• Job
Include the line containing "plt.rcParams['font.family'] = ['Liberation" and all lines before it, repeated exactly from the listing below, without pictures.

• Given entries
—————
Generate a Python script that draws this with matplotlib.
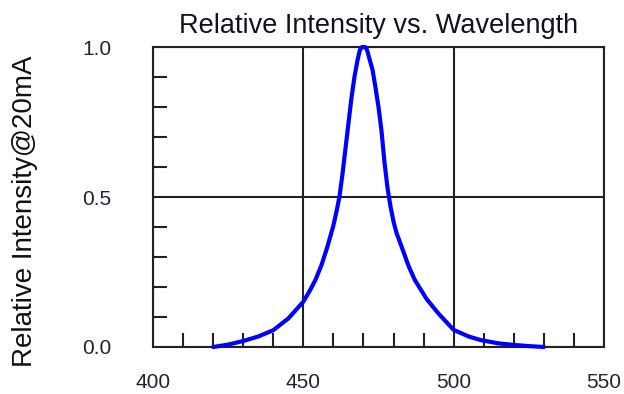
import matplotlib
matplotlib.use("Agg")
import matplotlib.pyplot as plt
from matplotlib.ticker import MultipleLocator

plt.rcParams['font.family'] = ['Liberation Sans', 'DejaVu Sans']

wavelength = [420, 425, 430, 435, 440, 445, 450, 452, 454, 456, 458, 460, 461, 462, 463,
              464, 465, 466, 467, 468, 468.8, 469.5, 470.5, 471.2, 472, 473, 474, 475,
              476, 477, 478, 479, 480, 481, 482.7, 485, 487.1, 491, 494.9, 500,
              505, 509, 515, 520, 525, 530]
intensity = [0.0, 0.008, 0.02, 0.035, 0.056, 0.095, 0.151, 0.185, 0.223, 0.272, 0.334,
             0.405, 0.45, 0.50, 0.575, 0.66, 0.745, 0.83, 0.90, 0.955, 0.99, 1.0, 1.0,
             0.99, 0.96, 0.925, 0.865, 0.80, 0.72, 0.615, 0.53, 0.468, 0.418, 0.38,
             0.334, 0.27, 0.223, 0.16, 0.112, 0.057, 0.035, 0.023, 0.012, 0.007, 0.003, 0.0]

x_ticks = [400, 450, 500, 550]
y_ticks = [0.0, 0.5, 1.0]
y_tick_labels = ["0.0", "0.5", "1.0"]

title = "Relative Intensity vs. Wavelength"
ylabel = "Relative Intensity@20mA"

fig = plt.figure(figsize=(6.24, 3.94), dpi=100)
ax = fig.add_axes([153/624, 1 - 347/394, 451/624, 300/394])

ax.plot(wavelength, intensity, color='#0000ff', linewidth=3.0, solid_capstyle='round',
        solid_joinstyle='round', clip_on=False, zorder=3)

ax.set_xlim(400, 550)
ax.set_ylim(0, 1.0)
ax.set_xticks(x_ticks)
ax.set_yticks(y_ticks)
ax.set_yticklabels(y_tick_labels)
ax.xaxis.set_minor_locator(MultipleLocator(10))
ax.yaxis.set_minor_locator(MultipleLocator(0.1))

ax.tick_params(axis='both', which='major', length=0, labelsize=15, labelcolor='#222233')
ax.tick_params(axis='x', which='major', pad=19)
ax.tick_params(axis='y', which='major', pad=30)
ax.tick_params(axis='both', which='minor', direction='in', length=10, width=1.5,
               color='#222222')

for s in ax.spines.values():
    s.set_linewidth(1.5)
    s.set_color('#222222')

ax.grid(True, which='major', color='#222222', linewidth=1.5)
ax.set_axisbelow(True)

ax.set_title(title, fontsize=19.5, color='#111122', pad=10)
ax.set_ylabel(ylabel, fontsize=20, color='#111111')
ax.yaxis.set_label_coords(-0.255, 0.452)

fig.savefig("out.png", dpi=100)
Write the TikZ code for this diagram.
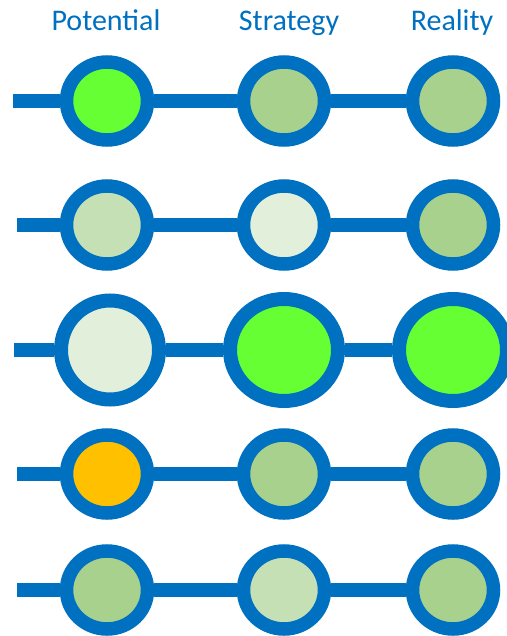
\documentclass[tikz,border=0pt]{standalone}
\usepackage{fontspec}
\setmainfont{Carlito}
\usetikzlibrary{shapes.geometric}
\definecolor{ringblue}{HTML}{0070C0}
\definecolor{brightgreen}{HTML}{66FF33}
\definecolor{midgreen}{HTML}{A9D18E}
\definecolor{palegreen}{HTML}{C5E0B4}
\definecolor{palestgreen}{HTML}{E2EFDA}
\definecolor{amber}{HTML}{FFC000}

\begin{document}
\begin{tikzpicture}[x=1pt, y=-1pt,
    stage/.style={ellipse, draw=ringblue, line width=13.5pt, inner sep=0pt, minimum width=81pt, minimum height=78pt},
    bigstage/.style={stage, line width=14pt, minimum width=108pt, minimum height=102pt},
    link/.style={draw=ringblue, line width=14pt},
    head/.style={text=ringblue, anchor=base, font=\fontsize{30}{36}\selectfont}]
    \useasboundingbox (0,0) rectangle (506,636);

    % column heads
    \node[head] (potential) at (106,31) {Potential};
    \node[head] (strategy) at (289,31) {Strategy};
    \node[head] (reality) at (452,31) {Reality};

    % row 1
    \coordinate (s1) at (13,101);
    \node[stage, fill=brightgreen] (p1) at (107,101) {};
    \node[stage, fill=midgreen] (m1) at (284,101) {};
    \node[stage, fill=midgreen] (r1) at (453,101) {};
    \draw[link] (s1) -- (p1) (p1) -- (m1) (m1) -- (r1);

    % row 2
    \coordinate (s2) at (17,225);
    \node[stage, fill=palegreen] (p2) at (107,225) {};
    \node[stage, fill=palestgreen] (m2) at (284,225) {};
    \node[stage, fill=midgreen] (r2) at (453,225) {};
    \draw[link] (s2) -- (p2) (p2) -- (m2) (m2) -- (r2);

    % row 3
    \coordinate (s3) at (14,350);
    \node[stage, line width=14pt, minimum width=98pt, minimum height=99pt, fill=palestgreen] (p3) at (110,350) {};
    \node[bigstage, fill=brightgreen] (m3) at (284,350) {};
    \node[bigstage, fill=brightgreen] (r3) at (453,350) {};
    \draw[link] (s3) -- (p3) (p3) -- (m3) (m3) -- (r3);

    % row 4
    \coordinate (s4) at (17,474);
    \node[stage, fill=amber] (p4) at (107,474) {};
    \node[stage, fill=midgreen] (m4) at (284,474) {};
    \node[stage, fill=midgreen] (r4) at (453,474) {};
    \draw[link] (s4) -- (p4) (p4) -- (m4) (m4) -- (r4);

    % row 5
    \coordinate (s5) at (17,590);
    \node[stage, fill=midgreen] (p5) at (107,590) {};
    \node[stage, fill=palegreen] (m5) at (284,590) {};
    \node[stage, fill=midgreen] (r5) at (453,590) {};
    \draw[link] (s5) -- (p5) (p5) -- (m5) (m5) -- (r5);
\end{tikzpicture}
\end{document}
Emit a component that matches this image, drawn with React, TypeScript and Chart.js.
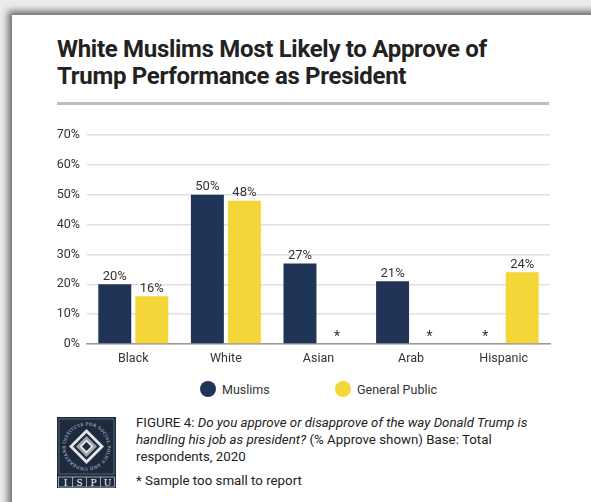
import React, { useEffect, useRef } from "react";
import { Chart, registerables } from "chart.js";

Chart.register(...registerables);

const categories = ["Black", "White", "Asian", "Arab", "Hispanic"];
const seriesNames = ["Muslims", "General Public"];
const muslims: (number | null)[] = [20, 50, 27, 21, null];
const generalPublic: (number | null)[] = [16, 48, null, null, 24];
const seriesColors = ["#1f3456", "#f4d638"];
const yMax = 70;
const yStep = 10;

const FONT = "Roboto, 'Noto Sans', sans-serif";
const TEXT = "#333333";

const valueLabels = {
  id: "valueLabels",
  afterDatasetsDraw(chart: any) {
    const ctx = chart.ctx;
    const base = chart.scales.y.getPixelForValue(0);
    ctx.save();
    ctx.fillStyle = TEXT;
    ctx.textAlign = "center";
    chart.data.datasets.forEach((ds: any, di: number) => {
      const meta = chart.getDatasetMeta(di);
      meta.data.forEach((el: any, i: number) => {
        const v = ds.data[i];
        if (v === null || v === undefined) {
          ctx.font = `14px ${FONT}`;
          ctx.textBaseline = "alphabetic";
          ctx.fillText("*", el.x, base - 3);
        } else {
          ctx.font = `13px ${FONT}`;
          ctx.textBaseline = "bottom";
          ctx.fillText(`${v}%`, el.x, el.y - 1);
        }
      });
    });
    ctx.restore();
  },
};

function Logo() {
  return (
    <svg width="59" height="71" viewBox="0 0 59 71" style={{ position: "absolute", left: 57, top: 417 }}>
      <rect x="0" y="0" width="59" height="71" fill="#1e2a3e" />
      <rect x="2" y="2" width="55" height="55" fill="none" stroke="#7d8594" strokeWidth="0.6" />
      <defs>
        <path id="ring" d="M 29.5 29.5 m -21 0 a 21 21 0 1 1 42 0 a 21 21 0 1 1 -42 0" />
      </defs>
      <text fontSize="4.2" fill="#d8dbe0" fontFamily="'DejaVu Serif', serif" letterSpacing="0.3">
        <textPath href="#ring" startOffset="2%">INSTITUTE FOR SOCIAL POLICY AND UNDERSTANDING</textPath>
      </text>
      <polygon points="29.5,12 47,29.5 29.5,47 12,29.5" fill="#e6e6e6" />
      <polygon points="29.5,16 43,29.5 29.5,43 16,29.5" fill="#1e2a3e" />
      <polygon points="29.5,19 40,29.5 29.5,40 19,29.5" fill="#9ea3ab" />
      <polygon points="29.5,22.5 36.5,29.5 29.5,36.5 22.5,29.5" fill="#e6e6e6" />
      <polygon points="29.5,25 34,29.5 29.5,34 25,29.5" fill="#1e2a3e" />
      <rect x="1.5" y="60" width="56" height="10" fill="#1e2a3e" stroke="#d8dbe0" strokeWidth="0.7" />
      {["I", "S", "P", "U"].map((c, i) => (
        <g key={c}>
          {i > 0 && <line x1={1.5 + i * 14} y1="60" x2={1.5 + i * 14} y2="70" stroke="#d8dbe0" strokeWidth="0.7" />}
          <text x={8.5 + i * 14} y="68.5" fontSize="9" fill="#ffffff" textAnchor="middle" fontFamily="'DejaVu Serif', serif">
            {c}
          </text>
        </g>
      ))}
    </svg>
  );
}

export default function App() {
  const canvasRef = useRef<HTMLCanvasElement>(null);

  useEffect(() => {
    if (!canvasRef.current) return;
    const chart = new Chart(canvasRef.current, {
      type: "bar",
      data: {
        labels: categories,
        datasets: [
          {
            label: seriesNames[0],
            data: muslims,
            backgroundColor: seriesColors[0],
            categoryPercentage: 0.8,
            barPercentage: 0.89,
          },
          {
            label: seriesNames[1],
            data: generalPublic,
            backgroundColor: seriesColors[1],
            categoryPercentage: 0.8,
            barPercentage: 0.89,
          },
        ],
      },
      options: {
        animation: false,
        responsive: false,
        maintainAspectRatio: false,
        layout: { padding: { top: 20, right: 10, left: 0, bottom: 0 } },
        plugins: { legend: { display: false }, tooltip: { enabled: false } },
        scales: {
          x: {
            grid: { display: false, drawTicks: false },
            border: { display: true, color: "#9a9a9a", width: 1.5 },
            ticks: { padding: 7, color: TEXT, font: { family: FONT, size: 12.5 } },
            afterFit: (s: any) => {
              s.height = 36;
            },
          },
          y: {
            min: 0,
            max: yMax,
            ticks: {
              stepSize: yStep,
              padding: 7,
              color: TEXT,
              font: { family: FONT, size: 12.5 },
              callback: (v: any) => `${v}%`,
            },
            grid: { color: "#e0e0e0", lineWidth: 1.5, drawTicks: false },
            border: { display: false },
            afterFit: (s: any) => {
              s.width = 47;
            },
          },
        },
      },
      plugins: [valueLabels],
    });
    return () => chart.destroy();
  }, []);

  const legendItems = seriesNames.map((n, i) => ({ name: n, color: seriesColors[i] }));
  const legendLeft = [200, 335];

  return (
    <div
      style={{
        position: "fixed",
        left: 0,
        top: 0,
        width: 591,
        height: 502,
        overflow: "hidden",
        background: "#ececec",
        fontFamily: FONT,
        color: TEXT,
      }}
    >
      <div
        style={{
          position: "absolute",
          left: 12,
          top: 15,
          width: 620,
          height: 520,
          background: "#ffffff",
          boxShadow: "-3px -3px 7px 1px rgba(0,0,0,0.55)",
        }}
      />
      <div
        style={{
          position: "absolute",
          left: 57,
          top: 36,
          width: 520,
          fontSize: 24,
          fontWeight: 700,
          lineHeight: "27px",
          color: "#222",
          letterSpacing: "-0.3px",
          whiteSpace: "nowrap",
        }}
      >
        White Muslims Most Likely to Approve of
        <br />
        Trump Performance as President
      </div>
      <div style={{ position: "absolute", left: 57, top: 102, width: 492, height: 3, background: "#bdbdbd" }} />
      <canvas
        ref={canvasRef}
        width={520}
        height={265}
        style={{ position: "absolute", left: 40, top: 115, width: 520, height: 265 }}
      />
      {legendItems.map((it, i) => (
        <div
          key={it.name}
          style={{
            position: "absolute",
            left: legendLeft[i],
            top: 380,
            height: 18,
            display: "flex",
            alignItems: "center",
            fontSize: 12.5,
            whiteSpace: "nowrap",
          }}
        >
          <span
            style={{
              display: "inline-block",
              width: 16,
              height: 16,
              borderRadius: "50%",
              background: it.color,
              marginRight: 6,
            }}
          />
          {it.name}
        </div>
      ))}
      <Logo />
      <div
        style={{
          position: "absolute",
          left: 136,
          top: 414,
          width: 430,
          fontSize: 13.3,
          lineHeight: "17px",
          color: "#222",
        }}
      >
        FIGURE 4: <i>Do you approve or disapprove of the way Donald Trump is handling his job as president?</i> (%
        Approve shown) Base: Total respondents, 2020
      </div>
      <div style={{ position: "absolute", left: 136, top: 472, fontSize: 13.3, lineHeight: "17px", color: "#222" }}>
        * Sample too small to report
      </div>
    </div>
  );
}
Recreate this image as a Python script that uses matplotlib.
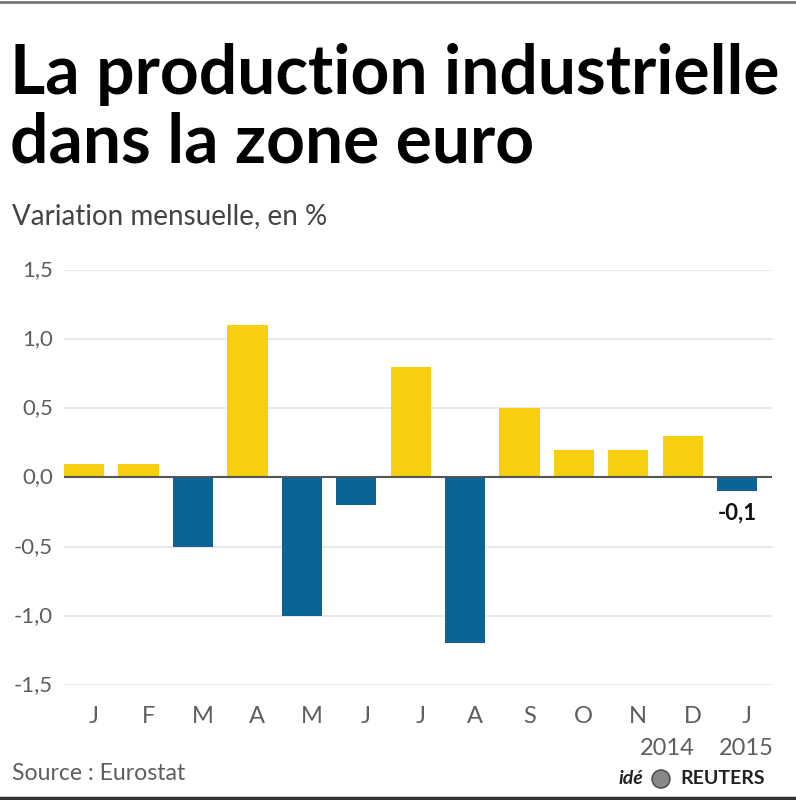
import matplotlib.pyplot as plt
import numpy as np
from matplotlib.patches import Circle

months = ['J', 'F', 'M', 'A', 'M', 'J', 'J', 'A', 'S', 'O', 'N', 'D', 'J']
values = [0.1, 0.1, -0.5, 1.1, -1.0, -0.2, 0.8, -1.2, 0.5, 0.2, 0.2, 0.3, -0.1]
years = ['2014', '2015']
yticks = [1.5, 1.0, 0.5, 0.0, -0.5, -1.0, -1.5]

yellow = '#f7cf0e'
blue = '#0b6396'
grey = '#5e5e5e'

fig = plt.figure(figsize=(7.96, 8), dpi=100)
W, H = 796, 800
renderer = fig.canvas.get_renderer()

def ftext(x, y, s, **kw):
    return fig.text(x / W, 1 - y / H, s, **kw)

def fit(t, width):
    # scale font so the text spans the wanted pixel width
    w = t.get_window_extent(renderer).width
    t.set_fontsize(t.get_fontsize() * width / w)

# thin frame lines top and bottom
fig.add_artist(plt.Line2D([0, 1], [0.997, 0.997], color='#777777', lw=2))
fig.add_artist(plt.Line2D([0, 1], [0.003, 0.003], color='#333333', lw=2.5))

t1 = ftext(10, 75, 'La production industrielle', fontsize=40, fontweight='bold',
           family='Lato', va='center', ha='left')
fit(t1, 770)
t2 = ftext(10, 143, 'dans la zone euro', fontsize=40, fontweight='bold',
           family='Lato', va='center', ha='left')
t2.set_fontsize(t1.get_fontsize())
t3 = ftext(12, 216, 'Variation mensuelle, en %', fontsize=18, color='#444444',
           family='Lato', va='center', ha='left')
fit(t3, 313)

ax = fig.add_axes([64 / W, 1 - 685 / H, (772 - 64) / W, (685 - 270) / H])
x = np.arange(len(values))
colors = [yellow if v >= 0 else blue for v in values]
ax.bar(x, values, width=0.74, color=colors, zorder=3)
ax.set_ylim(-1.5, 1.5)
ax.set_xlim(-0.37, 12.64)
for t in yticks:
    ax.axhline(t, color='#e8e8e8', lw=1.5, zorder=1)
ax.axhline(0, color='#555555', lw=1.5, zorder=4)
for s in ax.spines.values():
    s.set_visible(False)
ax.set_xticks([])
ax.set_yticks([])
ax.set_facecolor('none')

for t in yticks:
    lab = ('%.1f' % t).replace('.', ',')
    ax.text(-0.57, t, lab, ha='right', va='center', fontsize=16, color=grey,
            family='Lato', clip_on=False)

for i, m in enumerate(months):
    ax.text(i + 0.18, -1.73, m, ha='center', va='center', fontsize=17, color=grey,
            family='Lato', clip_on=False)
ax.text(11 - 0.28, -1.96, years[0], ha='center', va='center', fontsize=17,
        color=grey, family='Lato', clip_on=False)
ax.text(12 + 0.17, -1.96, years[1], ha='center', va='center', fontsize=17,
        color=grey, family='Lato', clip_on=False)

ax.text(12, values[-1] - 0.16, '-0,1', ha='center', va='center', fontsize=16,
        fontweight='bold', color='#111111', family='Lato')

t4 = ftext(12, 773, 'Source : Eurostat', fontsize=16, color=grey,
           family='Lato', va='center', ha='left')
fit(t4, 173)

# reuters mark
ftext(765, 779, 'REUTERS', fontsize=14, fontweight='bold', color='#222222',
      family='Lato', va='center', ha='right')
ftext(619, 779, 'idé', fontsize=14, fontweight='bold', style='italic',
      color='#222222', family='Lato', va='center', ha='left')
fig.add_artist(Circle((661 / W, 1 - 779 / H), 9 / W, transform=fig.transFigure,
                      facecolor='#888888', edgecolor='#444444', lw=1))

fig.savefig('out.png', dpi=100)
—————
• Exercise result
Generate a Python script that draws this with matplotlib.
import matplotlib
matplotlib.use("Agg")
import matplotlib.pyplot as plt
from matplotlib.ticker import MultipleLocator

plt.rcParams['font.family'] = ['Liberation Sans', 'DejaVu Sans']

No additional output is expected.